Now Exeter, along with Plymouth and Falmouth universities offer a wide range of subjects on their own campuses or in partnership with our local, first-class colleges of further education right here in Cornwall.
While a university education is essential for some careers, it is not for everyone.
I am proud that Conservatives in the coalition have championed high quality apprenticeships for people of all ages. A vocational education through the apprenticeship approach should be valued as much as a university education. And, of course, the higher level apprenticeships can lead to university too.
I am delighted that since 2010 there are more than 1,800 apprenticeships in my constituency alone.
Every month I meet local employers from manufacturing, high-end engineering, computer communications, marine engineering to renewables who are doing well and growing their businesses.
These are skilled jobs with decent wages and good prospects.
I also meet local businesses from the creative industries, as well as more traditional food and drink manufacturers which are developing new products and new markets around the world.

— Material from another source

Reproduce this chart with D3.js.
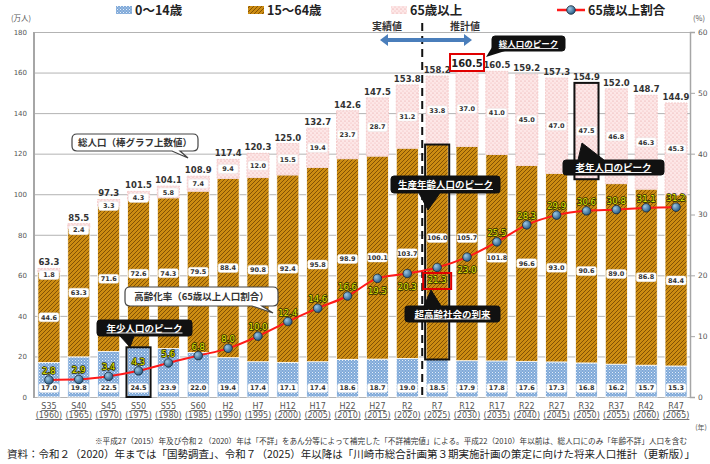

All want to employ skilled local people.
As we rebalance our economy away from dependence on London and the South East, into making more things, growing more food and generating more of our own energy, as well as exporting more to growing parts of the world economy, it is essential that our youngsters are studying subjects needed for the new opportunities and new jobs in the UK and around the world.
I am pleased that more local youngsters have obtained maths, science and technology qualifications. I have seen too much poverty of aspiration for Cornish young people and am determined that no one is left behind because they live in a certain place.